KG: How much does notation influence how one writes?
JN: That’s a good question; I think it’s obvious that it affects a lot but I’m not sure if that’s problematic. Non-notated music is not inherently better (or worse) than notated, and there are composers for whom notation is an essential tool not only for writing things down but also for conceptualizing and imagining music. I suppose I’m one of them, although I do also make electroacoustic music with improvised elements and take part in the performances with a laptop or synthesizer. But even when I made some electronic dance music back in the day, I liked to use notation software or the notation editor in a DAW to create the MIDI tracks.
I’m quite conservative when it comes to microtonal notation; I think the closer it is to the traditional five-line diatonic notation, the better. This has to do with the musicians that I work with.
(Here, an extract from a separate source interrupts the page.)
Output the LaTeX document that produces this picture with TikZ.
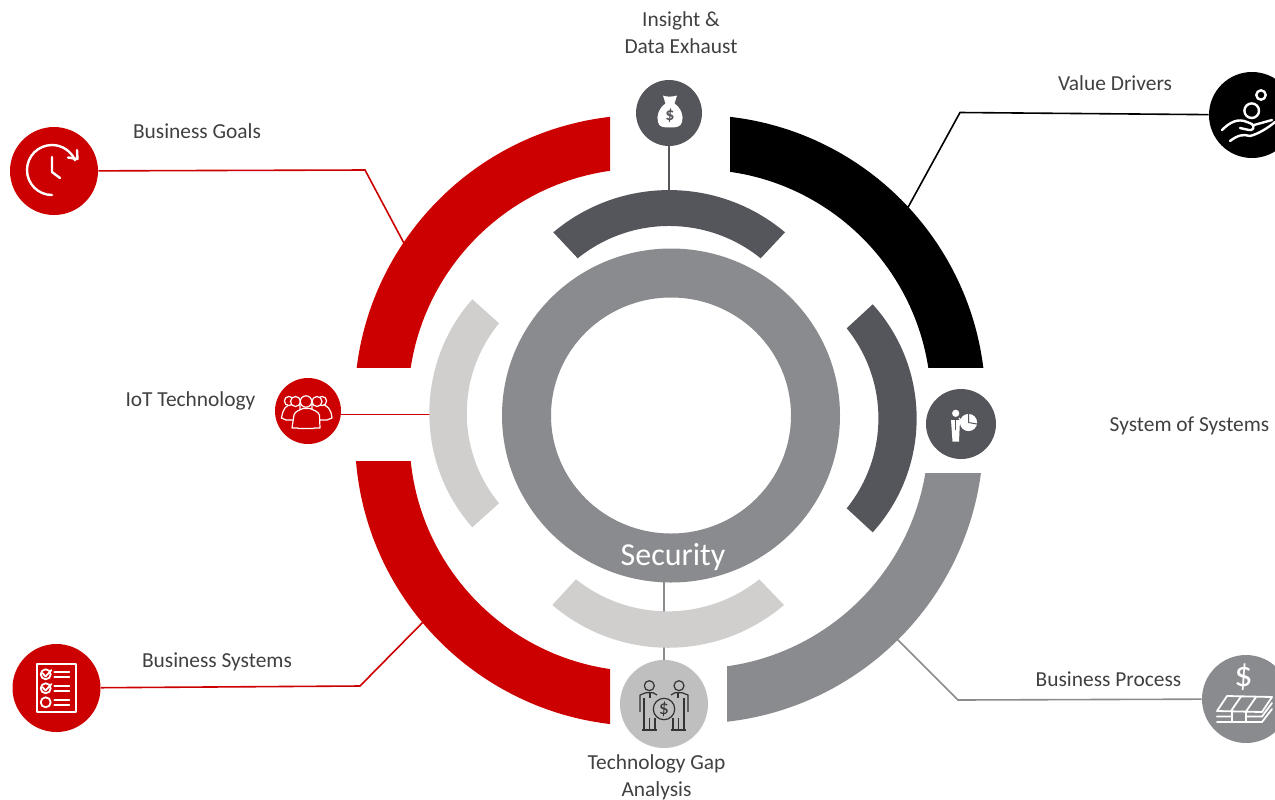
\documentclass[tikz,border=0pt]{standalone}
\usepackage{fontspec}
\setmainfont{Carlito}
\definecolor{ringred}{HTML}{CC0000}
\definecolor{ringdark}{HTML}{55565B}
\definecolor{ringmid}{HTML}{8A8B8E}
\definecolor{ringlight}{HTML}{D0CFCD}
\definecolor{iconlight}{HTML}{BFBFBF}
\definecolor{labeltext}{HTML}{404040}
\def\ringquad[#1](#2)(#3)(#4)(#5:#6){\begin{scope}\clip (#3) rectangle (#4);\fill[#1,even odd rule] (#2) circle (#5) (#2) circle (#6);\end{scope}}
\tikzset{
	label/.style={text=labeltext, font=\fontsize{10.7}{12}\selectfont, inner sep=0pt},
	iconbig/.style={circle, fill=#1, minimum size=44pt, inner sep=0pt},
	iconsmall/.style={circle, fill=#1, minimum size=33pt, inner sep=0pt},
	wire/.style={line width=0.8pt, color=#1},
	glyph/.style={line width=1.2pt, color=white, line cap=round, line join=round},
	thin glyph/.style={line width=0.6pt, color=white, line join=round},
	dark glyph/.style={line width=0.6pt, color=black!80, line join=round}
}
\begin{document}
\begin{tikzpicture}[x=0.5pt, y=-0.5pt]
			%%%%% FRAME %%%%%
			\clip (0, 0) rectangle (1275, 799);
			
			%%%%% ICON DISCS %%%%%
			\node[iconbig=ringred] (goals) at (54, 171) {};
			\node[iconbig=black, minimum size=43pt] (drivers) at (1252, 115) {};
			\node[iconbig=ringred] (systems) at (56.5, 688) {};
			\node[iconbig=ringmid] (process) at (1246, 699) {};
			\node[iconbig=iconlight] (gap) at (664, 704) {};
			\node[iconsmall=ringdark] (insight) at (669, 113) {};
			\node[iconsmall=ringred] (iot) at (308, 411) {};
			\node[iconsmall=ringdark, minimum size=35pt] (sos) at (961, 424) {};
			
			%%%%% CONNECTORS %%%%%
			\coordinate (goalsbend) at (365, 170);
			\coordinate (goalsend) at (406, 247);
			\coordinate (driversbend) at (960, 112.5);
			\coordinate (driversend) at (906, 211);
			\coordinate (systemsbend) at (360, 686);
			\coordinate (systemsend) at (428, 617);
			\coordinate (processbend) at (958, 700);
			\coordinate (processend) at (894, 636);
			\coordinate (iotend) at (432, 414.3);
			\coordinate (insightend) at (669, 192);
			\coordinate (gapend) at (664, 580);
			
			\draw[wire=ringred] (goals) -- (goalsbend) -- (goalsend);
			\draw[wire=black] (drivers) -- (driversbend) -- (driversend);
			\draw[wire=ringred] (systems) -- (systemsbend) -- (systemsend);
			\draw[wire=ringmid] (process) -- (processbend) -- (processend);
			\draw[wire=ringred] (iot.east |- iotend) -- (iotend);
			\draw[wire=ringdark] (insight) -- (insightend);
			\draw[wire=ringmid] (gap) -- (gapend);
			
			%%%%% OUTER RING %%%%%
			\ringquad[ringred](643, 403.5)(250, 60)(610, 367)(288.5:235);
			\ringquad[black](697, 403.5)(730, 60)(1000, 367)(288.5:234);
			\ringquad[ringred](644, 437)(250, 461)(610, 780)(289:234.5);
			\ringquad[ringmid](694.5, 434.5)(727, 473)(1000, 780)(289:234);
			
			%%%%% MIDDLE RING %%%%%
			\fill[ringdark] (553.3, 232.3) .. controls (620.2, 176) and (718.1, 176) .. (785, 232.3) -- (760.7, 258.3) .. controls (707.2, 215.2) and (631.2, 215.2) .. (577.7, 258.3) -- cycle;
			\fill[ringdark] (872.7, 304.3) .. controls (931.3, 369) and (931.3, 467.6) .. (872.7, 532.3) -- (846.7, 508.3) .. controls (889, 455.5) and (889, 381.1) .. (846.7, 328.3) -- cycle;
			\fill[ringlight] (472.3, 299.3) .. controls (415, 364) and (415, 462.6) .. (472.3, 527.3) -- (499, 503.3) .. controls (456, 450.5) and (456, 376.1) .. (499, 323.3) -- cycle;
			\fill[ringlight] (552.3, 605) .. controls (619.3, 662) and (717, 662) .. (784, 605) -- (759.3, 579.3) .. controls (705.8, 622) and (629.5, 622) .. (576, 579.3) -- cycle;
			
			%%%%% CENTRE RING %%%%%
			\fill[ringmid, even odd rule] (671, 415.5) ellipse (169 and 167) (671, 415.5) ellipse (120 and 118);
			\node[text=white, font=\fontsize{16}{18}\selectfont, inner sep=0pt] (security) at (673, 557) {Security};
			
			%%%%% LABELS %%%%%
			\node[label] (insightlabel) at (681, 21) {Insight \&};
			\node[label] (insightlabeltwo) at (681, 46.5) {Data Exhaust};
			\node[label] (driverslabel) at (1115, 83.5) {Value Drivers};
			\node[label] (goalslabel) at (197, 131.5) {Business Goals};
			\node[label] (iotlabel) at (190.5, 401) {IoT Technology};
			\node[label] (soslabel) at (1189.5, 426) {System of Systems};
			\node[label] (systemslabel) at (217, 661.5) {Business Systems};
			\node[label] (processlabel) at (1108.5, 679.5) {Business Process};
			\node[label] (gaplabel) at (656.5, 764) {Technology Gap};
			\node[label] (gaplabeltwo) at (656.5, 791) {Analysis};
			
			%%%%% CLOCK %%%%%
			\draw[glyph] (52, 195) arc (90:337:25);
			\draw[glyph] (77, 150) -- (77.5, 159) -- (68, 157.5);
			\draw[glyph] (52, 157) -- (52, 172) -- (60, 178);
			
			%%%%% HAND AND COINS %%%%%
			\draw[glyph] (1251.7, 110.7) circle (7.3);
			\draw[glyph] (1261, 95) circle (4.7);
			\draw[glyph] (1222, 130) .. controls (1230, 122) and (1238, 118) .. (1247, 122) -- (1252, 124) .. controls (1255, 127) and (1253, 131) .. (1249, 130) -- (1240, 128);
			\draw[glyph] (1230, 141) .. controls (1238, 135) and (1243, 134) .. (1250, 136) .. controls (1258, 134) and (1268, 128) .. (1275, 122);
			\draw[glyph] (1254, 125) -- (1272, 120);
			
			%%%%% CHECKLIST %%%%%
			\draw[glyph, line width=0.9pt] (36.7, 664) rectangle (76, 712);
			\draw[glyph, line width=0.9pt] (45.7, 674.3) circle (5) (45.7, 688.3) circle (5) (45.7, 702.3) circle (5);
			\draw[glyph, line width=0.9pt] (42.5, 673) -- (45.5, 676.5) -- (51.5, 670) (42.5, 687) -- (45.5, 690.5) -- (51.5, 684);
			\draw[glyph, line width=0.9pt] (54.3, 672.3) -- (69.3, 672.3) (54.3, 676.7) -- (69.3, 676.7);
			\draw[glyph, line width=0.9pt] (54.3, 686.3) -- (69.3, 686.3) (54.3, 690.7) -- (69.3, 690.7);
			\draw[glyph, line width=0.9pt] (54.3, 700.3) -- (69.3, 700.3) (54.3, 704.7) -- (69.3, 704.7);
			
			%%%%% MONEY BAG %%%%%
			\fill[white] (663, 95.5) .. controls (666, 97) and (673, 97) .. (677, 95.5) -- (674.5, 103.5) .. controls (681, 108) and (684, 116) .. (682, 122) .. controls (681, 127) and (676, 127.5) .. (670, 127.5) .. controls (663, 127.5) and (659, 127) .. (658, 122) .. controls (656, 116) and (659, 108) .. (665.5, 103.5) -- cycle;
			\node[text=ringdark, font=\fontsize{9}{10}\selectfont\bfseries, inner sep=0pt] (bagsign) at (670, 116) {\$};
			
			%%%%% PERSON AND PIE %%%%%
			\fill[white] (955.7, 413.3) circle (3.6);
			\fill[white] (951, 420) -- (960, 420) -- (959, 441.5) -- (952.5, 441.5) -- cycle;
			\draw[ringdark, line width=0.4pt] (955.5, 420) -- (955.5, 430);
			\fill[white] (968.5, 422.5) circle (8.6);
			\draw[ringdark, line width=0.5pt] (968.5, 422.5) -- (968.5, 413) (968.5, 422.5) -- (977, 424);
			\draw[white, line width=0.6pt] (959, 418) -- (963, 423);
			
			%%%%% MONEY STACK %%%%%
			\node[text=white, font=\fontsize{18}{20}\selectfont, inner sep=0pt] (stacksign) at (1243.5, 677) {\$};
			\draw[glyph, line width=0.9pt] (1227, 696) -- (1272, 697) -- (1262, 712) -- (1217, 711) -- cycle;
			\draw[glyph, line width=0.9pt] (1241, 696.5) -- (1231, 711) (1256, 697) -- (1246, 711.5);
			\draw[glyph, line width=0.9pt] (1232, 711) -- (1232, 722) -- (1246, 722) -- (1246, 711.5);
			\draw[glyph, line width=0.9pt] (1217, 716.5) -- (1232, 716.5) (1246, 716.5) -- (1262, 716.5) -- (1272, 703);
			\draw[glyph, line width=0.9pt] (1217, 722) -- (1232, 722) (1246, 722) -- (1262, 722) -- (1272, 709);
			
			%%%%% CROWD %%%%%
			\draw[thin glyph, fill=ringred] (281.5, 418) .. controls (283, 408) and (286, 406) .. (291, 404) -- (300, 404) -- (300, 420) -- (286, 420) -- cycle;
			\draw[thin glyph, fill=ringred] (332, 418) .. controls (331, 408) and (327, 406) .. (322, 404) -- (312, 404) -- (312, 420) -- (327, 420) -- cycle;
			\draw[thin glyph, fill=ringred] (289, 401) circle (4.6);
			\draw[thin glyph, fill=ringred] (322, 401) circle (4.6);
			\draw[thin glyph, fill=ringred] (295.5, 401.5) circle (5);
			\draw[thin glyph, fill=ringred] (317, 401.5) circle (5);
			\draw[thin glyph, fill=ringred] (292, 428) -- (294, 415) .. controls (295, 411) and (300, 410) .. (303, 408.5) -- (310, 408.5) .. controls (313, 410) and (318, 411) .. (319.5, 415) -- (320, 428) -- (314, 428) -- (314, 428.5) -- (298, 428.5) -- (298, 428) -- cycle;
			\draw[thin glyph, fill=ringred] (306, 401.5) circle (5.7);
			
			%%%%% TWO PEOPLE AND COIN %%%%%
			\draw[dark glyph] (649.3, 685.7) circle (5) (679, 685.7) circle (5);
			\draw[dark glyph] (640, 712) -- (640, 695) -- (646, 692.7) -- (653, 692.7) -- (657, 695);
			\draw[dark glyph] (688, 712) -- (688, 695) -- (682, 692.7) -- (675, 692.7) -- (671, 695);
			\draw[dark glyph] (644, 698) -- (644, 729) (650, 692.7) -- (650, 698) (649.5, 718) -- (649.5, 729) (655, 718) -- (655, 729);
			\draw[dark glyph] (684, 698) -- (684, 729) (678, 692.7) -- (678, 698) (678.5, 718) -- (678.5, 729) (673, 718) -- (673, 729);
			\draw[dark glyph] (642, 730) -- (657, 730) (671, 730) -- (686, 730);
			\draw[dark glyph, fill=iconlight] (664, 709) circle (10.7);
			\node[text=black!80, font=\fontsize{10}{11}\selectfont, inner sep=0pt] (coinsign) at (664, 709) {\$};
\end{tikzpicture}
\end{document}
Microtonalists who come up with all sorts of radically new notation systems, no matter how elegant, don’t always realize and appreciate the potential performers’ extremely developed reading abilities for standard notation, gained through decades of training and experience. Changing the notation system, rather than modifying it by adding accidentals and such, is unrealistic in most cases I’m involved in and would most probably hinder performances. The musicians I work with are typically extremely well-versed in non-tonal or highly chromatic music and do not expect key signatures and are used to seeing an accidental attached to every single note in the score. So adding microtonal symbols to the existing accidentals is not that big a deal whereas replacing the standard accidentals with new symbols and, say, changing the number of lines and modifying the diatonic logic certainly is.
Of course the situation is quite different with specially built instruments and dedicated musicians. Bohlen-Pierce instruments and the players of them, as well as your music, dear Kraig, provide good examples.